Il restauro conservativo che ha preso avvio nel marzo 2006 ha ripercorso a ritroso il procedimento seguito per la costruzione dell’organo. Le moltissime componenti dello strumento sono state censite, inventariate, rilevate e fotografate prima di essere smontate e trasportate in laboratorio, dove sono state restaurate. Tutte le operazioni hanno avuto come obiettivo conservare la fisionomia e l’armonia dello strumento, preservando accordatura e intonazione originali. Le componenti mancanti o irrimediabilmente danneggiate sono state ricostruite rispettando i criteri originali che hanno ispirato Ragonese. Per le integrazioni é stato fatto ricorso a tecniche e materiali tradizionali: esemplare il restauro dei mantici, per il cui rivestimento sono state impiegate 2200 pelli di piede di agnello bianco, conciate con allume di rocca.
Il riordinamento delle canne é stato uno dei compiti più affascinanti e delicati dei restauratori: liberate dagli imballi, raggruppate per registro di appartenenza, ogni singola canna é analizzata e catalogata su schede.
La cassa lignea e la cantoria, necessariamente separate dall’apparato fonico, sono state affidate alle mani di specialisti che hanno lavorato all’interno della chiesa.
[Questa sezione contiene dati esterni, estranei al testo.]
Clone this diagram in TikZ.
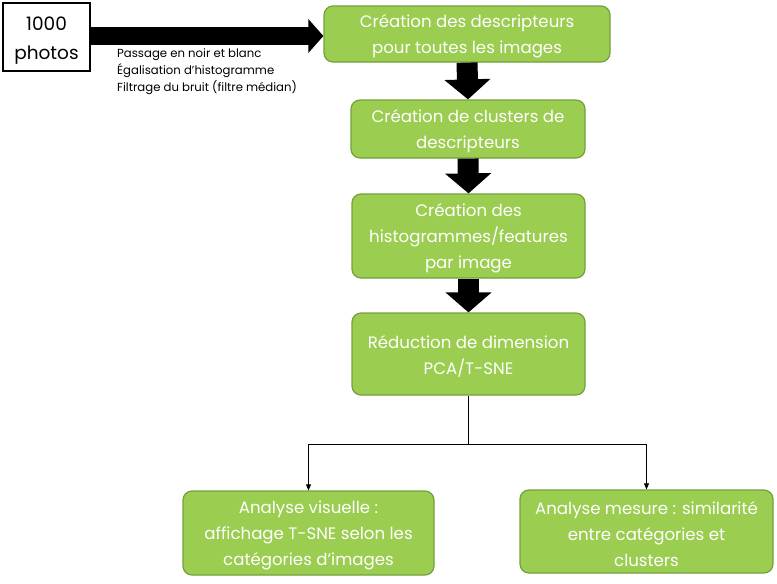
\documentclass[tikz,border=0pt]{standalone}
\usepackage{fontspec}
\setmainfont{Poppins}
\usetikzlibrary{arrows.meta,calc}
\definecolor{boxgreen}{RGB}{155,205,80}
\definecolor{boxedge}{RGB}{115,160,60}
\tikzset{
  gbox/.style={draw=boxedge, line width=1.2pt, fill=boxgreen, rounded corners=9pt, inner sep=0pt},
  gtext/.style={text=white, align=center, font=\fontsize{16.6}{25.8}\selectfont, inner sep=0pt, yshift=-2.5pt},
  bigdown/.style={line width=21pt, draw=black, -{Triangle[length=20pt,width=45pt]}},
  bigright/.style={line width=17.5pt, draw=black, -{Triangle[length=15pt,width=33pt]}},
  thin/.style={line width=0.8pt, draw=black},
  thinarrow/.style={thin, -{Triangle[length=6pt,width=5pt]}},
}
\begin{document}
\begin{tikzpicture}[x=1pt,y=-1pt]
\useasboundingbox (0,0) rectangle (777,584);
\node[draw=black, line width=1.5pt, fill=white, minimum width=87pt, minimum height=68pt, inner sep=0pt] (photos) at (46.5,37) {};
\node[align=center, inner sep=0pt, font=\fontsize{18.5}{29}\selectfont] (photost) at ($(photos.center)+(0,3.5)$) {1000\\photos};
\node[gbox, minimum width=286pt, minimum height=56pt] (b1) at (467,34) {};
\node[gbox, minimum width=234pt, minimum height=58pt] (b2) at (468,129) {};
\node[gbox, minimum width=233pt, minimum height=84pt] (b3) at (468.5,236) {};
\node[gbox, minimum width=233pt, minimum height=82pt] (b4) at (468.5,354) {};
\node[gbox, minimum width=251pt, minimum height=84pt] (b5) at (308.5,533) {};
\node[gbox, minimum width=253pt, minimum height=83pt] (b6) at (646.5,531.5) {};
\node[gtext] (t1) at (b1.center) {Création des descripteurs\\pour toutes les images};
\node[gtext] (t2) at (b2.center) {Création de clusters de\\descripteurs};
\node[gtext] (t3) at (b3.center) {Création des\\histogrammes/features\\par image};
\node[gtext] (t4) at (b4.center) {Réduction de dimension\\PCA/T-SNE};
\node[gtext] (t5) at (b5.center) {Analyse visuelle :\\affichage T-SNE selon les\\catégories d’images};
\node[gtext] (t6) at (b6.center) {Analyse mesure : similarité\\entre catégories et\\clusters};
\node[anchor=north west, align=left, inner sep=0pt, font=\fontsize{11.7}{17}\selectfont] (prep) at (117,48.5)
  {Passage en noir et blanc\\Égalisation d’histogramme\\Filtrage du bruit (filtre médian)};
\draw[bigright] (photos.east |- 0,36) -- (b1.west |- 0,36);
\draw[bigdown] (b1.south) -- (b2.north);
\draw[bigdown] (b2.south) -- (b3.north);
\draw[bigdown] (b3.south) -- (b4.north);
\coordinate (j) at ($(b4.south)+(0,49)$);
\draw[thin] (b4.south) -- (j);
\draw[thinarrow] (j) -| (b5.north);
\draw[thinarrow] (j) -| (b6.north);
\end{tikzpicture}
\end{document}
Sono state eseguite inoltre analisi sui solventi più adatti alla pulitura delle varie componenti. Gli interventi hanno avuto come culmine la ricollocazione in chiesa delle parti smontate e l’accordatura finale dello strumento. Così l’organo é tornato ad essere, secondo la felice definizione di Ferdinando Tagliavini,  un vero e proprio “monumento sonoro”.
Il concerto in programma sabato pomeriggio prevede in scaletta brani per organo di Gregorio Strozzi, Alessandro Scarlatti, la partitura per organo della messa composta nel ‘700 da un Anonimo pistoiese, il Floeten concert di Johann Christian Rinck, la Messa per organo in sol maggiore di Giovanni Quirici. In chiusura, l’esecuzione della Polka marziale per dopo la Messa, che recupera la tradizione in voga nell’800 di chiudere la liturgia con brani di musica dal tema profano, molto amati dai fedeli ma osteggiati dalle autorità ecclesiastiche. L’usanza è documentata anche in un episodio del romanzo “Il Gattopardo” di Tomasi di Lampedusa, ovvero la visita a Donnafugata del principe Salina ricevuto dall’organista Ciccio Tumeo.